Understanding why a system works—and why it can fail—is what truly separates correct code from sustainable code.
Efficiency and Sustainability: Two Sides of the Same Coin
Sustainability is often discussed in terms of energy or materials, but rarely in relation to software. Yet efficiency in software development is also a question of technological sustainability.
Every unnecessary CPU cycle, every redundant query, every oversized service contributes to a global energy consumption that is reaching critical levels.
Designing efficient software not only improves user experience or reduces operational costs; it also has a real environmental impact.
In a world where data centers consume more electricity than entire countries, optimization is not just an aesthetic choice—it’s an ethical one.
How We Approach Code Quality at Unimedia
At Unimedia Technology, we work with a firm conviction: code quality is the first step toward efficiency in software development.
That’s why, in every project, we:
Analyze the architecture before scaling, avoiding decisions that could compromise long-term performance.
Evaluate performance during the early stages of development, not only at the end, ensuring that efficiency is built in from the start.
Encourage cross-team code reviews, to identify potential improvements and maintain technical consistency across projects.
Beyond tools and frameworks, we foster a technical culture grounded in the fundamentals of engineering:
Memory and resource management.
Algorithmic complexity and computational efficiency.
Code readability and documentation.
Sustainable maintenance and long-term evolution.
In software development, true agility is not about moving faster—it’s about building with strength and clarity from the beginning.
What is planned and cared for today remains stable tomorrow.
Rediscovering the Fundamentals of Engineering
The history of software has gone through many stages: periods of rapid expansion and others of reflection, moments of added complexity followed by the need to simplify again.

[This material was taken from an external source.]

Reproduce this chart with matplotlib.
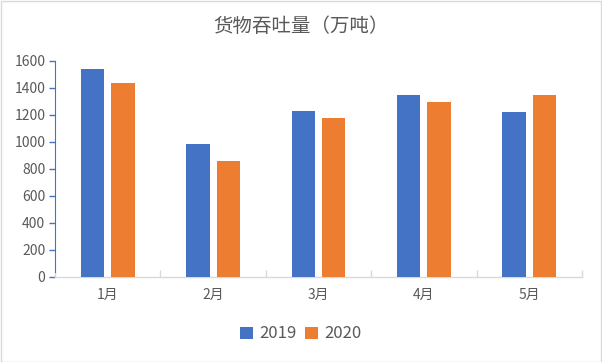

Today, we may be standing at the edge of another shift.
The solution doesn’t lie in adding more infrastructure or depending on increasingly complex and opaque algorithms, but in relearning the principles that gave meaning to software engineering: clarity, efficiency, and purpose.
True innovation doesn’t come from producing more code, but from producing better code.
Because ultimately, the most advanced technology won’t be the one that consumes the most resources—but the one that manages to do more with less.
Conclusion
Efficiency in software development is neither a nostalgic concept nor an obstacle to progress.
It’s the key to building faster, more sustainable, and more durable systems.
And above all, it reminds us that true engineering isn’t measured by speed, but by the ability to create solutions that are both lasting and efficient.